GERARD MORIN : Avant-dernière chose. 2001 sera, je pense, encore votre année de lutte contre les 35 heures dans les PME ?
DENIS KESSLER : De toute façon, vous savez, la lutte contre une loi qui a des effets pervers comme on les voit, cette lutte, elle est nécessaire. Cette loi n'a que des effets pervers : augmentation de l'inflation, perte de compétitivité, augmentation de la conflictualité Non, écoutez, c'est une mesure qui se traduit par des goulets d'étranglement. Nous continuerons inlassablement, inlassablement
GERARD MORIN : Et vous croyez que Lionel Jospin vous entendra comme il vous a entendu sur l'Unedic pour donner l'agrément ?

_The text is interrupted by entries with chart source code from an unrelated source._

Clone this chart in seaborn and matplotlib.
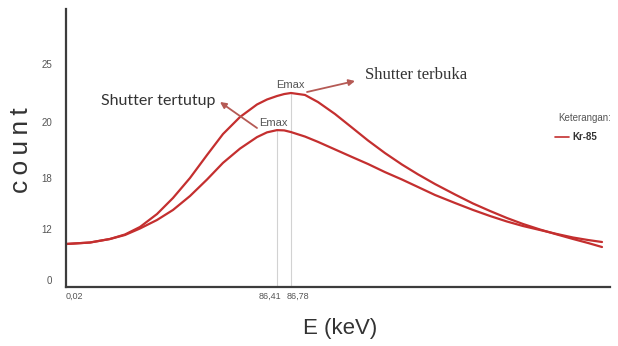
import numpy as np
import pandas as pd
import matplotlib
matplotlib.use("Agg")
import matplotlib.pyplot as plt
from matplotlib.lines import Line2D
from matplotlib.ticker import FixedLocator, FixedFormatter, NullLocator
from matplotlib.transforms import ScaledTranslation
import seaborn as sns

# ---- data -------------------------------------------------------------
energy_kev = [-3.38, 6.83, 15.34, 21.72, 28.11, 35.34, 42.15, 49.38, 56.62,
              63.42, 70.66, 77.89, 82.15, 86.41, 86.60, 86.78, 92.74, 98.27,
              105.50, 112.74, 119.55, 126.78, 134.01, 140.82, 148.06,
              156.57, 164.23, 171.46, 178.69, 185.50, 192.74, 199.97,
              206.78, 213.16, 219.12]
count_terbuka = [8.47, 8.82, 9.65, 10.71, 12.24, 13.76, 15.65, 18.00, 18.82,
                 19.57, 20.43, 21.51, 21.94, 22.24, 22.41, 22.50, 22.33, 21.72,
                 20.69, 19.80, 19.34, 18.89, 18.48, 18.13, 17.29,
                 16.06, 15.00, 14.12, 13.29, 12.59, 11.88, 10.71,
                 9.65, 8.71, 7.76]
count_tertutup = [8.47, 8.82, 9.65, 10.59, 12.06, 13.06, 14.24, 15.88, 17.82,
                  18.54, 19.05, 19.46, 19.63, 19.71, 19.70, 19.64, 19.48, 19.29,
                  19.02, 18.75, 18.50, 18.21, 17.82, 16.94, 16.00,
                  15.06, 14.24, 13.53, 12.88, 12.35, 11.76, 10.82,
                  10.00, 9.41, 8.94]
emax_kev = {"tertutup": 86.41, "terbuka": 86.78}
x_ticks = [0.02, 86.41, 86.78]
x_ticklabels = ["0,02", "86,41", "86,78"]
y_ticks = [0, 12, 18, 20, 25]
y_ticklabels = ["0", "12", "18", "20", "25"]

# ---- axis layout: uneven spacing of the printed ticks ------------------
W, H = 618, 346
x_lim = (-3.38, 222.52)
y_lim = (-1.65, 29.8)
x_knot_pos = [0, 8, 211, 225, 544]           # pixels along the x axis
y_knot_pos = [0, 7, 58, 109, 165, 223, 278]  # pixels along the y axis


def piecewise_scale(knots, pos):
    k = np.asarray(knots, float)
    p = np.asarray(pos, float)
    s0 = (p[1] - p[0]) / (k[1] - k[0])
    s1 = (p[-1] - p[-2]) / (k[-1] - k[-2])
    K = np.concatenate([[k[0] - 1e4], k, [k[-1] + 1e4]])
    P = np.concatenate([[p[0] - 1e4 * s0], p, [p[-1] + 1e4 * s1]])

    def fwd(v):
        return np.interp(v, K, P)

    def inv(v):
        return np.interp(v, P, K)
    return fwd, inv


def fig_xy(x, y):
    return (x / W, 1 - y / H)


sns.set_theme(style="white")
plt.rcParams["font.family"] = ["Liberation Sans", "DejaVu Sans"]

fig = plt.figure(figsize=(W / 100, H / 100), dpi=100)
fig.patch.set_facecolor("white")
ax = fig.add_axes([66 / W, 59 / H, 544 / W, 278 / H])

ax.set_xscale("function", functions=piecewise_scale([x_lim[0]] + x_ticks + [x_lim[1]], x_knot_pos))
ax.set_yscale("function", functions=piecewise_scale([y_lim[0]] + y_ticks + [y_lim[1]], y_knot_pos))

df = pd.DataFrame({"E": energy_kev, "terbuka": count_terbuka, "tertutup": count_tertutup})
line_color = "#c42f2f"
for col in ("terbuka", "tertutup"):
    sns.lineplot(data=df, x="E", y=col, ax=ax, color=line_color, lw=1.6, estimator=None)

# thin guides from the axis up to each peak (Emax)
for col, ek in emax_kev.items():
    peak = df.loc[df["E"] == ek, col].iloc[0]
    ax.plot([ek, ek], [y_lim[0], peak], color="#d2d2d2", lw=0.8, zorder=1)

ax.set_xlim(*x_lim)
ax.set_ylim(*y_lim)

for side in ("top", "right"):
    ax.spines[side].set_visible(False)
for side in ("left", "bottom"):
    ax.spines[side].set_color("#3c3c3c")
    ax.spines[side].set_linewidth(1.6)

ax.xaxis.set_major_locator(FixedLocator(x_ticks))
ax.xaxis.set_major_formatter(FixedFormatter(x_ticklabels))
ax.yaxis.set_major_locator(FixedLocator(y_ticks))
ax.yaxis.set_major_formatter(FixedFormatter(y_ticklabels))
ax.xaxis.set_minor_locator(NullLocator())
ax.yaxis.set_minor_locator(NullLocator())
ax.tick_params(axis="both", direction="inout", length=4, width=1.2, color="#333333",
               labelcolor="#555555")
ax.tick_params(axis="x", labelsize=6.5, pad=1.5)
ax.tick_params(axis="y", labelsize=7, pad=8)

# pull the two close tick labels apart
shifts = {"86,41": -7, "86,78": 7}
for lab in ax.get_xticklabels():
    dx = shifts.get(lab.get_text(), 0)
    if dx:
        lab.set_transform(lab.get_transform() + ScaledTranslation(dx / 100, 0, fig.dpi_scale_trans))

ax.set_ylabel("c\u2009o\u2009u\u2009n\u2009t", fontsize=19, color="#333333")
ax.yaxis.set_label_coords((33 - 66) / 544, (287 - 150) / 278)
ax.set_xlabel("E (keV)", fontsize=16, color="#333333")
ax.xaxis.set_label_coords((340 - 66) / 544, (287 - 318) / 278)

# annotations
arrow_color = "#b55a55"
fig.text(*fig_xy(158, 101), "Shutter tertutup", fontsize=11.5, family=["Lato", "DejaVu Sans"],
         color="#333333", ha="center", va="center")
fig.text(*fig_xy(416, 75), "Shutter terbuka", fontsize=12, family=["Liberation Serif", "DejaVu Serif"],
         color="#333333", ha="center", va="center")
fig.text(*fig_xy(290, 85), "Emax", fontsize=8, color="#555555", ha="center", va="center")
fig.text(*fig_xy(273, 123), "Emax", fontsize=8, color="#555555", ha="center", va="center")
ax.annotate("", xy=fig_xy(220, 102), xytext=fig_xy(257, 128),
            xycoords="figure fraction", textcoords="figure fraction",
            arrowprops=dict(arrowstyle="-|>", color=arrow_color, lw=1.3, mutation_scale=9,
                            shrinkA=0, shrinkB=0))
ax.annotate("", xy=fig_xy(355, 81), xytext=fig_xy(307, 92),
            xycoords="figure fraction", textcoords="figure fraction",
            arrowprops=dict(arrowstyle="-|>", color=arrow_color, lw=1.3, mutation_scale=9,
                            shrinkA=0, shrinkB=0))

# key
fig.text(*fig_xy(558, 118), "Keterangan:", fontsize=7, color="#555555", ha="left", va="center")
fig.add_artist(Line2D([555 / W, 569 / W], [1 - 137 / H, 1 - 137 / H], color=line_color,
                      lw=1.2, transform=fig.transFigure))
fig.text(*fig_xy(572, 137), "Kr-85", fontsize=7, fontweight="bold", color="#333333",
         ha="left", va="center")

fig.savefig("out.png", dpi=100, facecolor="white")
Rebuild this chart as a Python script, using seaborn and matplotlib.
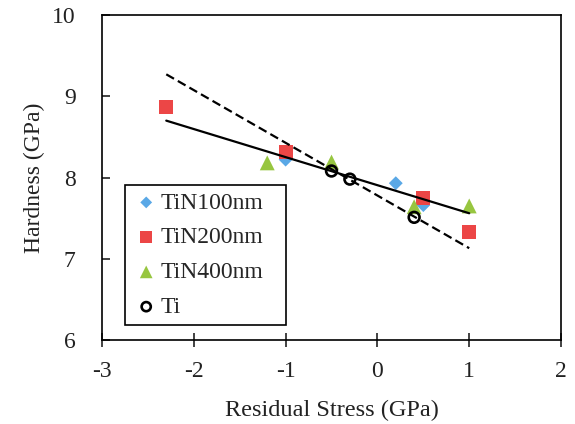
import numpy as np
import pandas as pd
import matplotlib
matplotlib.use("Agg")
import matplotlib.pyplot as plt
import seaborn as sns

# Hardness vs. residual stress for TiN coatings of different thickness and Ti
tin100_stress = [-1.0, 0.2, 0.5]
tin100_hard = [8.22, 7.93, 7.66]

tin200_stress = [-2.3, -1.0, 0.5, 1.0]
tin200_hard = [8.87, 8.31, 7.75, 7.33]

tin400_stress = [-1.2, -0.5, 0.4, 1.0]
tin400_hard = [8.18, 8.19, 7.64, 7.65]

ti_stress = [-0.5, -0.3, 0.4]
ti_hard = [8.08, 7.98, 7.51]

# Linear trend lines (end values over the fitted stress range)
fit_stress = [-2.3, 1.0]
tin_fit = [8.70, 7.56]
ti_fit = [9.27, 7.13]

x_ticks = [-3, -2, -1, 0, 1, 2]
y_ticks = [6, 7, 8, 9, 10]

sns.set_theme(style="white")
plt.rcParams["font.family"] = ["Liberation Serif", "DejaVu Serif"]

fig = plt.figure(figsize=(5.75, 4.24), dpi=100)
ax = fig.add_axes([0.1774, 0.1981, 0.7983, 0.7665])

blue = "#5AA8E6"
red = "#EC4646"
green = "#97C640"
ink = "#222222"

sns.scatterplot(x=tin100_stress, y=tin100_hard, ax=ax, marker="D", s=50,
                color=blue, edgecolor="none", label="TiN100nm", zorder=2)
sns.scatterplot(x=tin200_stress, y=tin200_hard, ax=ax, marker="s", s=100,
                color=red, edgecolor="none", label="TiN200nm", zorder=2)
sns.scatterplot(x=tin400_stress, y=tin400_hard, ax=ax, marker="^", s=115,
                color=green, edgecolor="none", label="TiN400nm", zorder=2)

sns.lineplot(x=fit_stress, y=tin_fit, ax=ax, color="black", lw=1.6,
             legend=False, zorder=3)
sns.lineplot(x=fit_stress, y=ti_fit, ax=ax, color="black", lw=1.6,
             linestyle=(0, (4, 2)), legend=False, zorder=3)

sns.scatterplot(x=ti_stress, y=ti_hard, ax=ax, marker="o", s=60,
                facecolor="none", edgecolor="black", linewidth=1.9,
                label="Ti", zorder=4)

ax.set_xlim(-3, 2)
ax.set_ylim(6, 10)
ax.set_xticks(x_ticks)
ax.set_yticks(y_ticks)
ax.set_xticklabels([str(t) for t in x_ticks])
ax.set_yticklabels([str(t) for t in y_ticks])

for side in ["top", "right", "bottom", "left"]:
    ax.spines[side].set_visible(True)
    ax.spines[side].set_color("black")
    ax.spines[side].set_linewidth(1.2)

ax.tick_params(axis="x", direction="inout", length=10, width=1.2,
               labelsize=17, pad=10, bottom=True, colors=ink)
ax.tick_params(axis="y", direction="in", length=6, width=1.2,
               labelsize=17, pad=19, left=True, colors=ink)

ax.set_xlabel("Residual Stress (GPa)", fontsize=17.5, color=ink, labelpad=13)
ax.set_ylabel("Hardness (GPa)", fontsize=17, color=ink, labelpad=5)

leg = ax.legend(loc="upper left", bbox_to_anchor=(0.05, 0.049, 0.351, 0.428),
                mode="expand", borderaxespad=0, fontsize=17, frameon=True,
                fancybox=False, edgecolor="black", framealpha=1,
                handlelength=1.2, handletextpad=0.0, labelspacing=0.56,
                borderpad=0.3, markerscale=0.85)
leg.get_frame().set_linewidth(1.2)

fig.savefig("out.png", dpi=100)
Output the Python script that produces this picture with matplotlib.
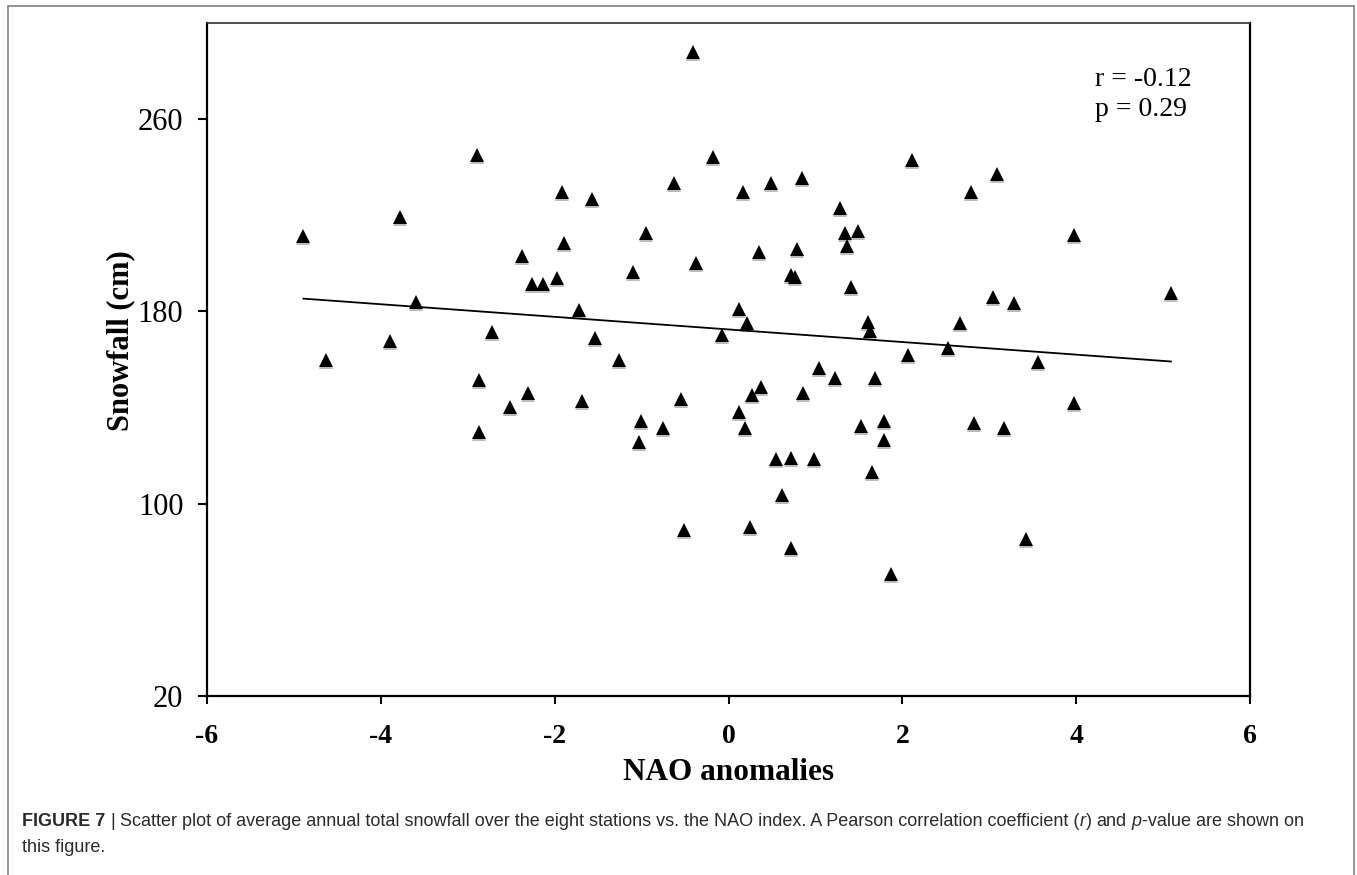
import matplotlib
matplotlib.use("Agg")
import matplotlib.pyplot as plt
import matplotlib.transforms as mtransforms
from matplotlib.patches import Rectangle
import numpy as np

# ---- data ----
nao = [-4.89, -4.63, -3.78, -3.60, -3.90, -2.72, -2.89, -2.87, -2.87, -2.51,
       -2.31, -2.38, -2.26, -2.13, -1.97, -1.91, -1.89, -1.72, -1.68, -1.57,
       -1.54, -1.26, -1.10, -1.01, -1.03, -0.95, -0.75, -0.63, -0.55, -0.51,
       -0.41, -0.37, -0.18, -0.08, 0.12, 0.12, 0.17, 0.21, 0.19, 0.25,
       0.27, 0.35, 0.37, 0.49, 0.55, 0.62, 0.72, 0.76, 0.72, 0.72,
       0.79, 0.84, 0.86, 0.98, 1.04, 1.22, 1.28, 1.34, 1.36, 1.41,
       1.49, 1.53, 1.61, 1.63, 1.65, 1.69, 1.79, 1.79, 1.87, 2.07,
       2.11, 2.53, 2.66, 2.79, 2.82, 3.04, 3.09, 3.17, 3.28, 3.42,
       3.56, 3.97, 3.97, 5.09]
snowfall = [211.3, 159.6, 219.1, 184.0, 167.8, 171.5, 245.0, 151.4, 129.9, 140.3,
            145.9, 203.0, 191.3, 191.3, 193.7, 229.8, 208.3, 180.6, 142.7, 226.6,
            168.8, 159.6, 196.5, 134.5, 125.8, 212.7, 131.4, 233.3, 143.5, 88.9,
            287.8, 200.2, 244.3, 170.2, 138.3, 181.1, 229.5, 175.0, 131.6, 90.4,
            145.2, 204.6, 148.7, 233.3, 118.5, 103.6, 195.0, 194.4, 119.1, 81.4,
            205.9, 235.5, 145.9, 118.5, 156.6, 152.2, 222.9, 212.7, 207.2, 190.0,
            213.6, 132.3, 175.7, 172.0, 113.2, 152.2, 134.5, 126.5, 70.6, 161.8,
            243.0, 164.6, 175.0, 229.5, 133.7, 186.1, 237.1, 131.6, 183.6, 85.2,
            158.9, 211.8, 142.0, 187.8]
x_ticks = [-6, -4, -2, 0, 2, 4, 6]
y_ticks = [20, 100, 180, 260]
stats_lines = ["r = -0.12", "p = 0.29"]
x_label = "NAO anomalies"
y_label = "Snowfall (cm)"

SERIF = ['Liberation Serif', 'DejaVu Serif']
SANS = ['Liberation Sans', 'DejaVu Sans']

W, H = 1357, 875
fig = plt.figure(figsize=(W / 100, H / 100), dpi=100)
fig.patch.set_facecolor('white')

ax = fig.add_axes([207 / W, 1 - 696 / H, (1250 - 207) / W, (696 - 23) / H])
ax.set_xlim(-6, 6)
ax.set_ylim(20, 300)

# shadow + markers
shadow_tr = mtransforms.offset_copy(ax.transData, fig=fig, x=0, y=-2, units='dots')
ax.plot(nao, snowfall, linestyle='none', marker='^', markersize=10,
        color='#bbbbbb', markeredgewidth=0, transform=shadow_tr, zorder=2)
ax.plot(nao, snowfall, linestyle='none', marker='^', markersize=9.5,
        color='black', markeredgewidth=0, zorder=3)

# linear trend line
coef = np.polyfit(nao, snowfall, 1)
xs = np.array([min(nao), max(nao)])
ax.plot(xs, np.polyval(coef, xs), color='black', lw=1.3, zorder=2)

for s in ax.spines.values():
    s.set_linewidth(1.6)
    s.set_color('black')
ax.spines['top'].set_linewidth(1.2)
ax.spines['top'].set_color('#333333')

ax.set_xticks(x_ticks)
ax.set_yticks(y_ticks)
ax.set_xticklabels([str(v) for v in x_ticks], fontfamily=SERIF, fontweight='bold', fontsize=20)
ax.set_yticklabels([str(v) for v in y_ticks], fontfamily=SERIF, fontsize=22)
ax.tick_params(axis='x', direction='out', length=6, width=1.5, pad=14)
ax.tick_params(axis='y', direction='out', length=6.5, width=1.5, pad=10.5)

for i, line in enumerate(stats_lines):
    ax.text(0.851, 0.916 - i * 0.0446, line, transform=ax.transAxes, ha='left',
            va='center', fontfamily=SERIF, fontsize=20)

fig.text(728.5 / W, 1 - 772 / H, x_label, ha='center', va='center',
         fontfamily=SERIF, fontweight='bold', fontsize=22.5)
fig.text(121 / W, 1 - 341 / H, y_label, ha='center', va='center', rotation=90,
         fontfamily=SERIF, fontweight='bold', fontsize=22)

# outer frame
fig.patches.append(Rectangle((8 / W, -0.02), (1354 - 8) / W, 1 - 6 / H + 0.02,
                             transform=fig.transFigure, fill=False,
                             edgecolor='#808080', lw=1.2))

# caption with mixed styles
fig.canvas.draw()
rend = fig.canvas.get_renderer()
cap_size = 13.0
cap_color = '#2b2b2b'


def width_of(txt, **kw):
    t = fig.text(0, 0, txt, fontsize=cap_size, fontfamily=SANS, **kw)
    w = t.get_window_extent(rend).width
    t.remove()
    return w


space_w = width_of("a a") - width_of("aa")

line1 = [("FIGURE 7", dict(fontweight='bold')), ("|", {}),
         ("Scatter plot of average annual total snowfall over the eight stations vs. the NAO index. A Pearson correlation coefficient (", {}),
         ("r", dict(fontstyle='italic')), (")", {}), ("and", {}),
         ("p", dict(fontstyle='italic')), ("-value are shown on", {})]
gaps_after = [True, True, False, False, True, True, False, False]


def place(runs, gaps, x0, y):
    xp = x0
    for (txt, kw), g in zip(runs, gaps):
        t = fig.text(xp / W, y, txt, fontsize=cap_size, fontfamily=SANS,
                     color=cap_color, va='center', ha='left', **kw)
        bb = t.get_window_extent(rend)
        xp = bb.x1 + (space_w if g else 0)


place(line1, gaps_after, 22, 1 - 821 / H)
place([("this figure.", {})], [False], 22, 1 - 848 / H)

fig.savefig("out.png", dpi=100, facecolor='white')
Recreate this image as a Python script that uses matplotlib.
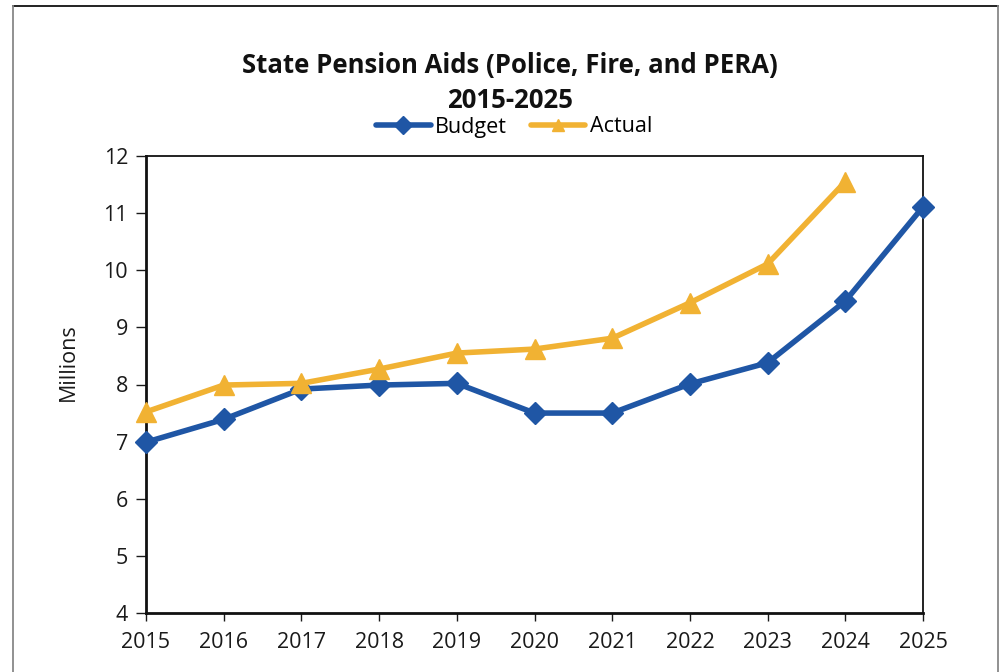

DENIS KESSLER : Monsieur Morin, ce n'est pas nous qu'il faut écouter. Il faut écouter la réalité du terrain. Lorsque nous disons qu'il y a à l'heure actuelle des pénuries de main d'uvre, que la croissance française est freinée par cette loi, ce n'est pas nous qu'il faut écouter. Il faut regarder le terrain et puis prendre des décisions. Nous en avons proposé et nous attendons des pouvoirs publics qu'ils prennent ces décisions sur les 35 heures.
GERARD MORIN : Une toute petite dernière chose. Le Conseil constitutionnel a dit : le gouvernement a tord de baisser la CSG pour les Smicards. Il casse une disposition de loi de financement de la Sécurité sociale. Est-ce que le Conseil constitutionnel a bien fait selon vous ?
DENIS KESSLER : Il a parfaitement raison. Il y avait rupture de l'égalité des citoyens devant l'impôt. Nous nous réjouissons de la décision du Conseil constitutionnel. C'est une mesure qui n'était pas appropriée. Il faut respecter ces principes. Chacun doit payer l'impôt. La CGS était un bon impôt, une cotisation simple, une cotisation proportionnelle. On avait commencé à tripatouiller tout ça. Le Conseil constitutionnel dit non. Bravo.
GERARD MORIN : Denis Kessler, merci pour ces précisions.